Para preservar a integridade do propósito pedagógico, o professor enfatiza que o resultado gerado pela ferramenta de IA não deve ser entregue como o trabalho final. “Aquilo é uma referência visual que será utilizada posteriormente no desenho e na pintura digital. O que descrevi é o design da aula ou do projeto: como aproveitar as oportunidades, reconhecer os riscos e criar um plano que maximize o potencial de aprendizagem.”
Inspiração a partir do interesse dos estudantes
Para professores cientes da necessidade de novas estratégias de ensino e ansiosos para inspirar seus alunos, a aprendizagem baseada em projetos também pode apostar em outro tipo de tecnologia: a imaginação dos estudantes, que está presente em todas as salas de aula, mesmo aquelas com recursos limitados e um currículo rígido.
O primeiro passo, segundo educador Kurt Wootton, cofundador do Habla, centro cultural e de formação de educadores que também se dedica ao ensino da língua espanhola em Mérida, no México, “é reconhecer os alunos não como recipientes vazios a serem preenchidos com informações, mas como fontes inesgotáveis de talento e criatividade.” Essa mudança de perspectiva, de acordo com Kurt, é fundamental. Ele encoraja os professores a “repensarem suas salas de aula, não como espaços confinados por livros didáticos e provas, mas como estúdios colaborativos onde a magia da aprendizagem possa florescer.”
Essa jornada transformadora só pode ser percorrida quando educadores começam a observar seus estudantes com novos olhos, reconhecendo as habilidades únicas que cada um traz para a sala de aula – um talento para a música, uma paixão pela dança, uma afinidade natural com a tecnologia. “Como podemos usar esses dons, esses recursos preciosos, para criar algo extraordinário juntos?”, provoca Kurt, que defende que variações dessa pergunta podem ser um mantra para guiar cada decisão pedagógica.
Ele menciona um dos professores que, inspirado pela paixão de seus alunos pelo hip-hop, decidiu usar esse gênero musical como uma lente para explorar as obras desafiadoras do poeta, ensaísta e jornalista estadunidense Walt Whitman (1819-1892). “Em vez de impor uma leitura tradicional”, compartilhou ele, “pedi aos alunos que interpretassem os poemas de Whitman como se fossem letras de hip-hop.”

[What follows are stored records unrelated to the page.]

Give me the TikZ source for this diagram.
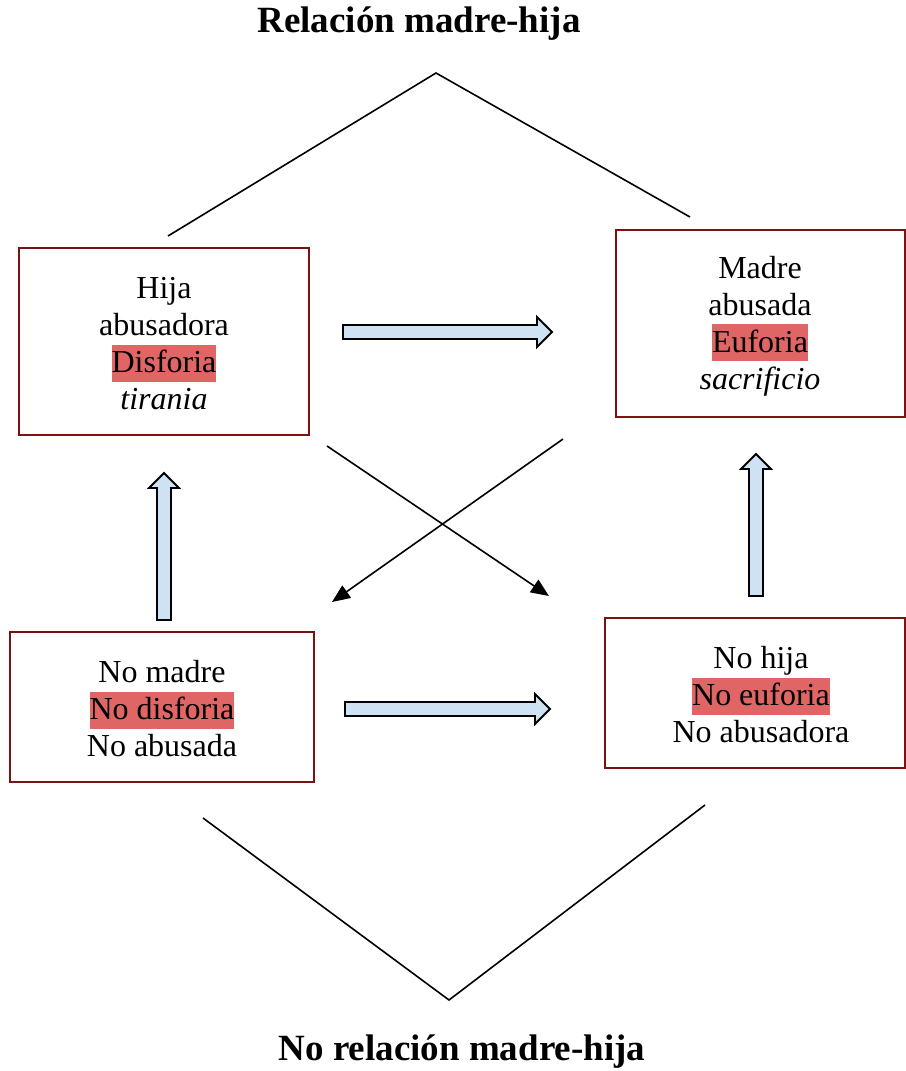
\documentclass[tikz,border=0pt]{standalone}
\usepackage{fontspec}
\setmainfont{Liberation Serif}
\usetikzlibrary{arrows.meta}
\definecolor{boxred}{RGB}{122,18,18}
\definecolor{hl}{RGB}{224,102,102}
\definecolor{arrblue}{RGB}{207,226,243}
\newcommand{\hlt}[1]{{\setlength{\fboxsep}{0pt}\colorbox{hl}{\rule[-9pt]{0pt}{37pt}#1}}}
\tikzset{
  statebox/.style={draw=boxred, line width=1.5pt, rectangle, inner sep=0pt},
  boxtext/.style={align=center, inner sep=0pt, font=\rmfamily\fontsize{32}{37}\selectfont},
  titletext/.style={font=\rmfamily\fontsize{37}{40}\selectfont\bfseries, inner sep=0pt},
  thinline/.style={line width=1.6pt},
  blockarr/.style={draw=black, line width=1.8pt, fill=arrblue, line join=miter},
  pics/barrow/.style={code={\draw[blockarr] (0,-7) -- ({#1-15},-7) -- ({#1-15},-15) -- (#1,0) -- ({#1-15},15) -- ({#1-15},7) -- (0,7) -- cycle;}}
}
\begin{document}
\begin{tikzpicture}[x=1pt,y=-1pt]
\useasboundingbox (0,0) rectangle (905,1071);
\node[titletext] (t1) at (419,24) {Relación madre-hija};
\node[titletext] (t2) at (462,1052) {No relación madre-hija};

\node[statebox, minimum width=290pt, minimum height=187pt] (ha) at (164,341.5) {};
\node[boxtext] (hat) at (164,344) {Hija\\abusadora\\\hlt{Disforia}\\\textit{tirania}};
\node[statebox, minimum width=289pt, minimum height=187pt] (ma) at (760.5,323.5) {};
\node[boxtext] (mat) at (760,326) {Madre\\abusada\\\hlt{Euforia}\\\textit{sacrificio}};
\node[statebox, minimum width=304pt, minimum height=150pt] (nm) at (162,707) {};
\node[boxtext] (nmt) at (162,709) {No madre\\\hlt{No disforia}\\No abusada};
\node[statebox, minimum width=300pt, minimum height=150pt] (nh) at (755,693) {};
\node[boxtext] (nht) at (761,695) {No hija\\\hlt{No euforia}\\No abusadora};

% top roof
\coordinate (r1) at (168,236);
\coordinate (rp) at (436,73);
\coordinate (r2) at (690,217);
\draw[thinline] (r1) -- (rp) -- (r2);
% bottom V
\coordinate (v1) at (203,818);
\coordinate (vp) at (449,1000);
\coordinate (v2) at (705,805);
\draw[thinline] (v1) -- (vp) -- (v2);

% cross arrows
\coordinate (c1s) at (327,446);
\coordinate (c1e) at (549,596);
\coordinate (c2s) at (563,439);
\coordinate (c2e) at (332,602);
\draw[thinline, -{Triangle[length=18pt,width=15pt]}] (c1s) -- (c1e);
\draw[thinline, -{Triangle[length=18pt,width=15pt]}] (c2s) -- (c2e);

% block arrows
\pic at (343,332) {barrow=209};
\pic at (345,709) {barrow=205};
\pic[rotate=90] at (164,620) {barrow=147};
\pic[rotate=90] at (756,596) {barrow=142};
\end{tikzpicture}
\end{document}
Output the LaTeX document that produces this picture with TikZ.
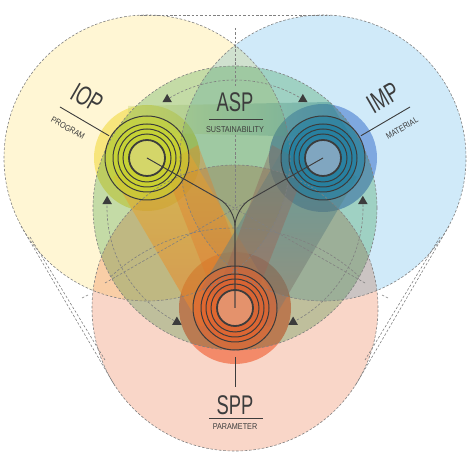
\documentclass[tikz,border=0pt]{standalone}
\usepackage{fontspec}
\usepackage{tikz}
\usetikzlibrary{shapes.geometric, calc}
\newfontfamily\tagfont[FakeStretch=0.68]{Liberation Sans}
\newfontfamily\subfont[FakeStretch=0.85]{Liberation Sans}

\definecolor{fondoiop}{RGB}{255,246,212}
\definecolor{fondoimp}{RGB}{208,234,249}
\definecolor{fondospp}{RGB}{249,214,200}
\definecolor{fondoasp}{RGB}{196,228,200}
\definecolor{haloiop}{RGB}{247,238,150}
\definecolor{haloimp}{RGB}{155,184,230}
\definecolor{halospp}{RGB}{249,165,135}
\definecolor{discoiop}{RGB}{200,212,45}
\definecolor{discoimp}{RGB}{30,125,160}
\definecolor{discospp}{RGB}{228,98,45}
\definecolor{centroiop}{RGB}{212,214,105}
\definecolor{centroimp}{RGB}{128,166,192}
\definecolor{centrospp}{RGB}{228,146,108}
\definecolor{oroarriba}{RGB}{222,190,55}
\definecolor{oroabajo}{RGB}{232,128,48}
\definecolor{naranja}{RGB}{226,112,40}
\definecolor{verdearriba}{RGB}{55,145,160}
\definecolor{verdeabajo}{RGB}{150,118,100}
\definecolor{marron}{RGB}{168,96,76}
\definecolor{bandalima}{RGB}{200,215,110}
\definecolor{bandapetroleo}{RGB}{40,128,150}
\definecolor{tinta}{RGB}{60,60,60}

\begin{document}
\begin{tikzpicture}[x=1pt, y=1pt]

\tikzset{
  guia/.style={draw=black!50, line width=0.6pt, dash pattern=on 2.5pt off 1.8pt},
  anillo/.style={draw=tinta, line width=1pt},
  marca/.style={regular polygon, regular polygon sides=3,
    fill=tinta, inner sep=0pt, minimum size=11pt},
  titulo/.style={font=\tagfont\fontsize{27}{27}\selectfont,
    text=tinta, inner sep=0pt},
  subtitulo/.style={font=\subfont\fontsize{8.5}{8.5}\selectfont,
    text=tinta, inner sep=0pt},
  raya/.style={draw=tinta, line width=0.9pt}
}

\useasboundingbox (0,0) rectangle (468,468);

% ---- CENTRES ----
\coordinate (iop) at (147,310);
\coordinate (imp) at (323,310);
\coordinate (spp) at (235,160);
\coordinate (asp) at (235,260);

% ---- LARGE CIRCLES AND HALOS ----
\begin{scope}[blend mode=multiply]
  \fill[fondoiop] (iop) circle[radius=143];
  \fill[fondoimp] (imp) circle[radius=143];
  \fill[fondospp] (spp) circle[radius=143];
  \fill[fondoasp] (asp) circle[radius=142];
  \fill[haloiop]  (iop) circle[radius=53];
  \fill[haloimp]  (imp) circle[radius=54];
  \fill[halospp]  (spp) circle[radius=56];
\end{scope}

% ---- BANDS ----
\shade[left color=bandalima, right color=bandapetroleo, opacity=.4]
  (128,336) -- (128,362) -- (330,366) -- (352,330) -- cycle;
\shade[top color=oroarriba, bottom color=oroabajo, opacity=.6]
  (113,291) -- (181,329) -- (269,179) -- (201,141) -- cycle;
\shade[top color=naranja!70!oroarriba, bottom color=naranja, opacity=.4]
  (163,303) -- (198,323) -- (255,170) -- (222,152) -- cycle;
\shade[top color=verdearriba, bottom color=verdeabajo, opacity=.55]
  (357,291) -- (289,329) -- (201,179) -- (269,141) -- cycle;
\shade[top color=marron!70!verdearriba, bottom color=marron, opacity=.45]
  (307,303) -- (272,323) -- (215,170) -- (248,152) -- cycle;

% ---- NODE DISCS ----
\foreach \n/\c/\i in {iop/discoiop/centroiop, imp/discoimp/centroimp, spp/discospp/centrospp} {
  \fill[\c, opacity=.55] (\n) circle[radius=42];
  \fill[\c, opacity=.6]  (\n) circle[radius=34];
  \fill[\i] (\n) circle[radius=18];
}

% ---- GUIDE LINES ----
\foreach \n in {iop, imp, spp}
  \draw[guia] (\n) circle[radius=143];
\draw[guia] (asp) circle[radius=142];
\begin{scope}
  \clip (asp) circle[radius=142];
  \draw[guia] (235,57) circle[radius=183];
\end{scope}
\draw[guia] (asp) ++(58:128)  arc[start angle=58,  end angle=122, radius=128];
\draw[guia] (asp) ++(177:128) arc[start angle=177, end angle=243, radius=128];
\draw[guia] (asp) ++(297:128) arc[start angle=297, end angle=363, radius=128];

\coordinate (tl1) at (21,242);  \coordinate (bl1) at (115,82);
\coordinate (tl2) at (30,231);  \coordinate (bl2) at (105,108);
\coordinate (tr1) at (449,242); \coordinate (br1) at (355,82);
\coordinate (tr2) at (440,231); \coordinate (br2) at (365,108);
\draw[guia] (tl1) -- (bl1);
\draw[guia] (tl2) -- (bl2);
\draw[guia] (tr1) -- (br1);
\draw[guia] (tr2) -- (br2);
\draw[guia] (140,453) -- (330,453);
\draw[guia] (235,440) -- (235,382);
\draw[guia] (235,333) -- (235,262);
\coordinate (dl) at (105,185); \coordinate (dr) at (365,185);
\draw[guia] (dl) -- (imp);
\draw[guia] (dr) -- (iop);
\draw[guia] (82,170) -- (88,173);
\draw[guia] (388,170) -- (382,173);

% ---- RINGS ----
\foreach \n in {iop, imp, spp} {
  \foreach \r in {24,29,34,42}
    \draw[anillo] (\n) circle[radius=\r];
  \draw[anillo, line width=1.8pt] (\n) circle[radius=18];
}

% ---- LINKS ----
\draw[raya, rounded corners=18pt] (iop) -- (asp) -- (spp);
\draw[raya, rounded corners=18pt] (imp) -- (asp) -- (spp);

% ---- ARROW MARKS ----
\foreach \a [count=\k] in {58,122,177,243,297,3}
  \node[marca] (flecha\k) at ($(asp)+(\a:128)$) {};

% ---- LABELS ----
\node[titulo] (asptit) at (235,366) {ASP};
\draw[raya] (209,349) -- (263,349);
\node[subtitulo] (aspsub) at (235,338) {SUSTAINABILITY};

\coordinate (sppfin) at (235,81);
\draw[raya] ($(spp)+(0,-49)$) -- (sppfin);
\node[titulo] (spptit) at (235,63) {SPP};
\draw[raya] (209,50) -- (263,50);
\node[subtitulo] (sppsub) at (235,41) {PARAMETER};

\coordinate (ioptag) at (60,361);
\draw[raya] ($(iop)!44pt!(ioptag)$) -- (ioptag);
\node[titulo, rotate=-30] (ioptit) at (87,370) {IOP};
\node[subtitulo, rotate=-30] (iopsub) at (68,340) {PROGRAM};

\coordinate (imptag) at (410,361);
\draw[raya] ($(imp)!44pt!(imptag)$) -- (imptag);
\node[titulo, rotate=30] (imptit) at (383,370) {IMP};
\node[subtitulo, rotate=30] (impsub) at (402,340) {MATERIAL};

\end{tikzpicture}
\end{document}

O resultado foi surpreendente. Os alunos, antes apáticos, se engajaram com entusiasmo, criando batidas, fazendo beatbox (reprodução de sons de bateria e efeitos eletrônicos com a voz, boca e nariz) e até gravando suas próprias versões “remixadas” dos poemas. “Eles não estavam apenas aprendendo sobre Whitman”, observou o professor, “eles estavam se tornando Whitman, canalizando sua criatividade e dando vida à poesia de maneiras que eu nunca imaginei.”
Contudo, o caminho para essa maior liberdade em sala de aula é cheio de desafios. Os professores enfrentaram a resistência de colegas céticos, a pressão de um sistema educacional focado em avaliações e a insegurança de se aventurar em território desconhecido. No entanto, cada obstáculo superado, cada projeto concluído, cada sorriso radiante de um estudante que finalmente desvenda seu potencial torna essa chama mais forte. Kurt reforça que “a educação não é um esporte para espectadores. Trata-se de capacitar os alunos a se tornarem criadores, inovadores, contadores de histórias. Trata-se de ajudá-los a encontrar sua voz e compartilhá-la com o mundo.”
Tomando como exemplo o escritor colombiano Gabriel García Márquez, ele incentiva os alunos a explorar o realismo mágico para criar suas próprias histórias. Sua experiência em Mérida, no México, onde testemunhou eventos cotidianos que pareciam mágicos, com borboletas por todos os cantos nessa época do ano, reforçou sua compreensão do estilo do autor. Inspirados por isso, seus alunos produziram contos com elementos de realismo mágico e paisagens sonoras, demonstrando uma pedagogia híbrida que une literatura e produção sonora.
Kurt enfatiza que essa mudança de perspectiva não se trata de abandonar o conteúdo curricular, mas sim de abordá-lo de forma mais criativa e significativa, aproveitando os talentos e recursos existentes na sala de aula. Para ele, o objetivo não é apenas transmitir informações, mas sim capacitar os alunos a se tornarem criadores, pensadores e participantes ativos no processo de aprendizagem.